WHAT IS EXPECTED
Skip the pictures, please, and write out exactly the lines from the opening of the data through the line containing "const baseFont = 'Lato';".
## START
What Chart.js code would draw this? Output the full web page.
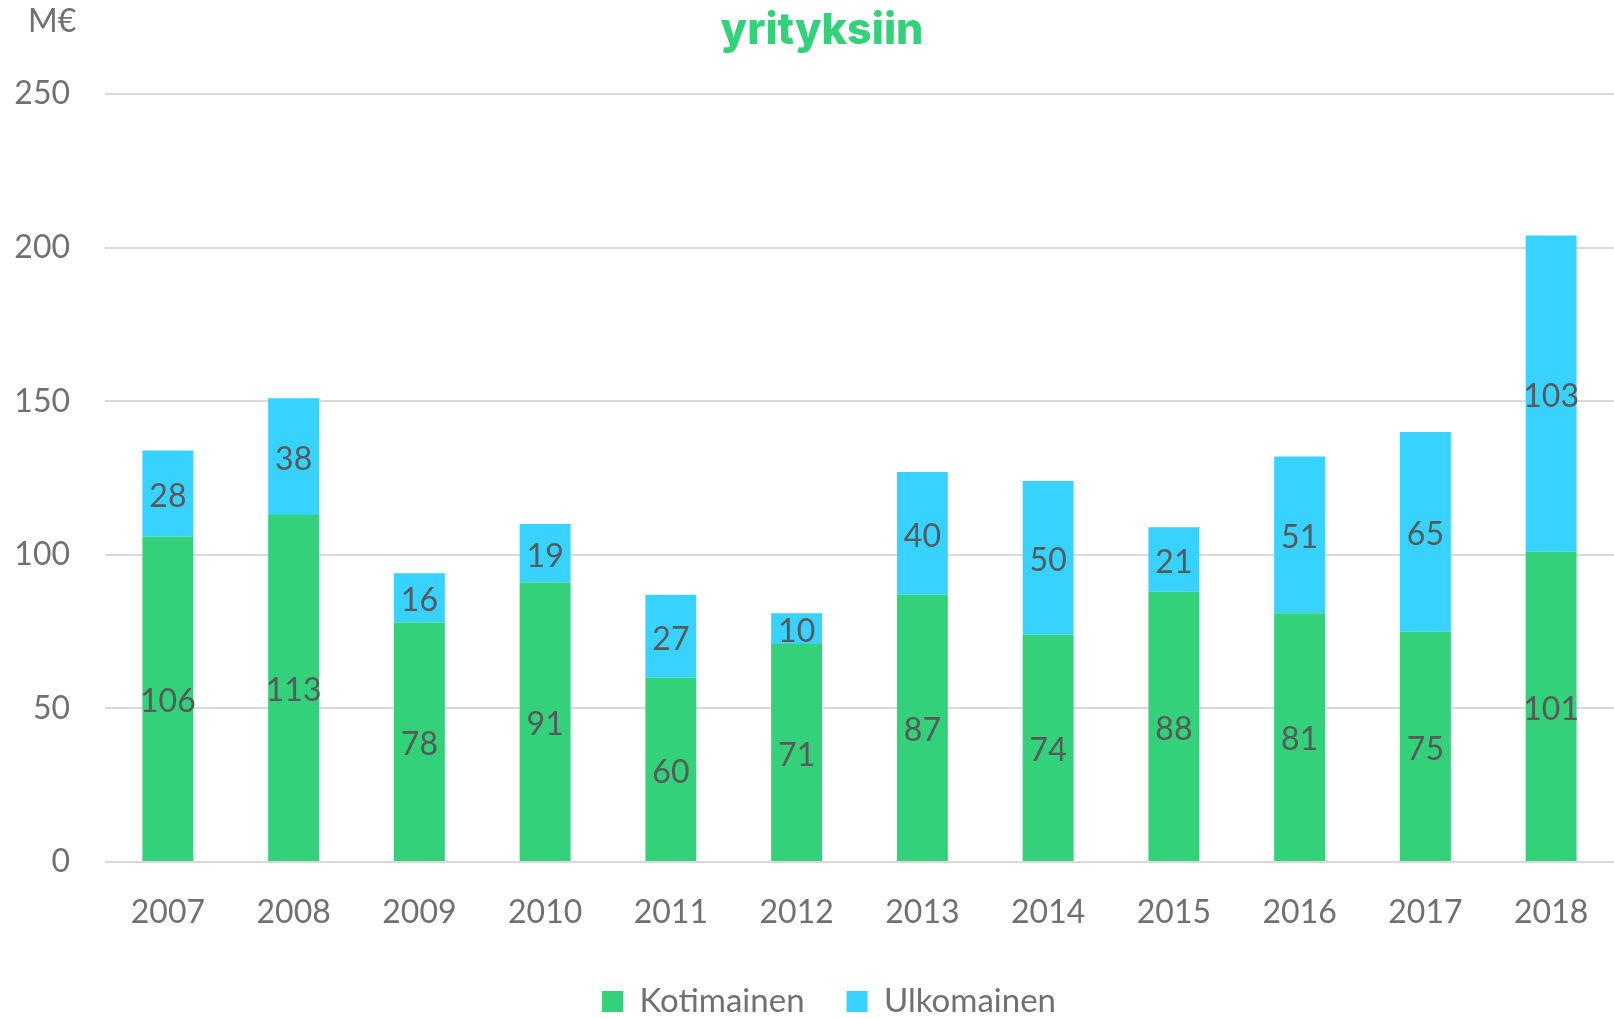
<!DOCTYPE html>
<html>
<head>
<meta charset="utf-8">
<script src="https://cdn.jsdelivr.net/npm/chart.js@4/dist/chart.umd.min.js"></script>
<style>
  html, body { margin: 0; padding: 0; background: #fff; }
  #wrap { width: 1614px; height: 1018px; }
</style>
</head>
<body>
<div id="wrap"><canvas id="chart" width="1614" height="1018"></canvas></div>
<script>
const years = ['2007', '2008', '2009', '2010', '2011', '2012', '2013', '2014', '2015', '2016', '2017', '2018'];
const kotimainen = [106, 113, 78, 91, 60, 71, 87, 74, 88, 81, 75, 101];
const ulkomainen = [28, 38, 16, 19, 27, 10, 40, 50, 21, 51, 65, 103];
const yTicks = [0, 50, 100, 150, 200, 250];

const green = '#33d17a';
const blue = '#38d2ff';
const tickColor = '#707070';
const labelColor = '#595959';
const baseFont = 'Lato';

// value labels in the middle of each stacked segment
const segmentLabels = {
  id: 'segmentLabels',
  afterDatasetsDraw(chart) {
    const ctx = chart.ctx;
    ctx.save();
    ctx.font = '32px ' + baseFont;
    ctx.fillStyle = labelColor;
    ctx.textAlign = 'center';
    ctx.textBaseline = 'middle';
    chart.data.datasets.forEach((ds, i) => {
      chart.getDatasetMeta(i).data.forEach((bar, j) => {
        const { x, y, base } = bar.getProps(['x', 'y', 'base'], true);
        ctx.fillText(String(ds.data[j]), x, (y + base) / 2 + 3);
      });
    });
    ctx.restore();
  }
};

// unit label in the top left corner; nudge title and legend a bit right
const unitLabel = {
  id: 'unitLabel',
  afterLayout(chart) {
    chart.titleBlock.left += 30;
    chart.legend.left += 44;
  },
  afterDraw(chart) {
    const ctx = chart.ctx;
    ctx.save();
    ctx.font = '32px ' + baseFont;
    ctx.fillStyle = tickColor;
    ctx.textAlign = 'left';
    ctx.textBaseline = 'alphabetic';
    ctx.fillText('M€', 28, 32);
    ctx.restore();
  }
};

new Chart(document.getElementById('chart'), {
  type: 'bar',
  data: {
    labels: years,
    datasets: [
      { label: 'Kotimainen', data: kotimainen, backgroundColor: green },
      { label: 'Ulkomainen', data: ulkomainen, backgroundColor: blue }
    ]
  },
  options: {
    responsive: false,
    animation: false,
    layout: { padding: { top: 0, left: 0, right: 0, bottom: -10 } },
    datasets: { bar: { barPercentage: 0.405, categoryPercentage: 1 } },
    plugins: {
      title: {
        display: true,
        text: 'yrityksiin',
        color: green,
        font: { family: 'Inter', size: 43, weight: 800 },
        padding: { top: 5, bottom: 37.5 }
      },
      legend: {
        position: 'bottom',
        labels: {
          boxWidth: 21,
          boxHeight: 21,
          padding: 42,
          color: tickColor,
          font: { family: baseFont, size: 33 }
        }
      },
      tooltip: { enabled: false }
    },
    scales: {
      x: {
        stacked: true,
        grid: { display: false },
        border: { display: false },
        ticks: { color: tickColor, padding: 23, font: { family: baseFont, size: 32 } },
        afterFit(scale) { scale.height = 81; }
      },
      y: {
        stacked: true,
        min: 0,
        max: 250,
        afterBuildTicks(scale) { scale.ticks = yTicks.map(v => ({ value: v })); },
        grid: { color: '#d9d9d9', lineWidth: 2, drawTicks: false },
        border: { display: false },
        ticks: { color: tickColor, padding: 35, font: { family: baseFont, size: 32 } },
        afterFit(scale) { scale.width = 105; }
      }
    }
  },
  plugins: [segmentLabels, unitLabel]
});
</script>
</body>
</html>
## END
THE OUTPUT
What Chart.js code would draw this? Output the full web page.
<!DOCTYPE html>
<html>
<head>
<meta charset="utf-8">
<script src="https://cdn.jsdelivr.net/npm/chart.js@4/dist/chart.umd.min.js"></script>
<style>
  html, body { margin: 0; padding: 0; background: #fff; }
  #wrap { width: 1614px; height: 1018px; }
</style>
</head>
<body>
<div id="wrap"><canvas id="chart" width="1614" height="1018"></canvas></div>
<script>
const years = ['2007', '2008', '2009', '2010', '2011', '2012', '2013', '2014', '2015', '2016', '2017', '2018'];
const kotimainen = [106, 113, 78, 91, 60, 71, 87, 74, 88, 81, 75, 101];
const ulkomainen = [28, 38, 16, 19, 27, 10, 40, 50, 21, 51, 65, 103];
const yTicks = [0, 50, 100, 150, 200, 250];

const green = '#33d17a';
const blue = '#38d2ff';
const tickColor = '#707070';
const labelColor = '#595959';
const baseFont = 'Lato';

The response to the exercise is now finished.